If a foolish mother frog said to her tadpoles in the pool, “Come out of the water, breathe the fresh air, enjoy yourselves in the young grass, and you will all grow into strong healthy little frogs.  Come along now, mother knows best!” and the little tadpoles tried to obey, it would certainly mean the end of tadpoles.

And yet, that is how so many of us are trying to bring up our children.  We are anxious that they shall grow into intelligent, useful citizens, with fine characters and good manners.  And so we spend our time and patience correcting them, telling them to do this, not to do that, and when they want to know, “Why Mummy?”, we don’t stop to find out why we interfere, but put them off with “Mother knows best.”

We are in exactly the same position as the foolish frog if only we could see it.  This little life that we are trying to mould needs no forcing and squeezing, no correcting or fault-finding to develop its intelligence and character.  Nature looks after children in the same way as she sees that the tadpole grows into a frog, when the time is ready.

“But,” I can hear you say, “shall we leave our children to do as they like?  How can they know what is best for them when they have had no experience?  And think what little savages they would grow up to be if we did not teach them manners…”

And I would answer, “Have you given your children a chance even for one day of doing what they like without interference?”

Try it and you will be astonished.  Watch and see how something catches their interest.  Perhaps they see you turn a key in the lock and want to do it too, or help you sweep, or just make some funny little pattern with pebbles on your tidy floor and on any ordinary day you would say, “Don’t get in the way, play with your toys.” 

But today give them the key, try to find a little brush for them to sweep with, leave the pattern on the floor and see how absorbed they become.  It is often not enough for children to do a thing once or twice, but they will perform the same simple action over and over again until they seem to have satisfied some inner urge.  You will be surprised how they keep out of mischief when they are allowed to busy themselves with something that really interests them.

But if you interfere impatiently and stop some absorbing occupation, you will destroy your child’s concentration and perseverance – valuable lessons he is teaching himself.  He will be dissatisfied, and filled with a sense of disappointment and restlessness, and will very likely find an outlet in deliberate mischief.

And what is this troublesomeness that we are so afraid of if we do not correct little children?  We say that we correct them for their own good, and a great deal of the time we honestly believe it.  But it is strange how often what we feel to be their good amounts to the same thing as our own comfort.  We are all so busy with our grown-up, froggy work that we forget that the little tadpoles have work of their own to do – the work of growing into men and women.

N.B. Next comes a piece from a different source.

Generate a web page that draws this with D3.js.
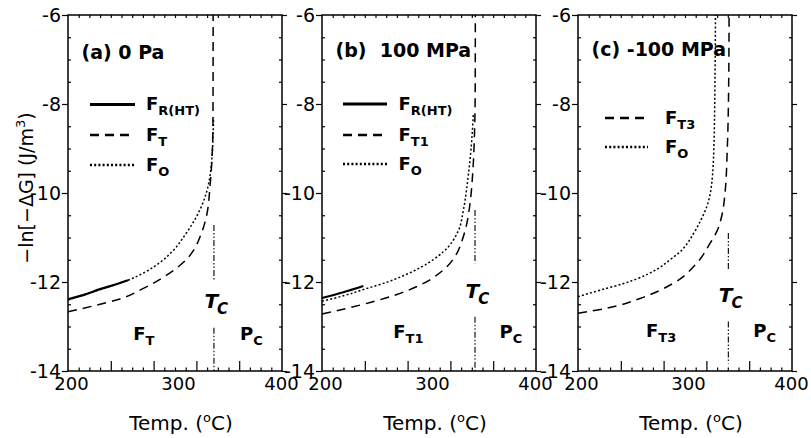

And this work which only they can do.  The greatest help we can give them is to stand by and see that they are free to develop in their own way.  We can on the other hand make their work very hard.  Iff we persist in saying “Mother knows best” and try to form their growing intellects and characters by our own standards, we shall succeed only in destroying self-discipline, we shall break the child’s power of concentration by trying to fix his attention on matters which he is not yet interested in, and he will grow deceitful if we insist too harshly.

But if we change our whole attitude and say to ourselves, “Baby knows what is best for him.  Let us of course watch that he comes to no harm, but instead of trying to teach him our ways let us give him freedom to live his own little life in his own way,” then perhaps we shall learn something about the ways of childhood if we are observant.

… Children live in a world of their own interests, and the work they do there must be respected, for though many childish activities may seem pointless to grown-ups, nature is using them for her own ends.  She is building mind and character as well as bone and muscle.

The greatest help you can give your children is freedom to go about their own work in their own way, for in this matter your child knows better than you.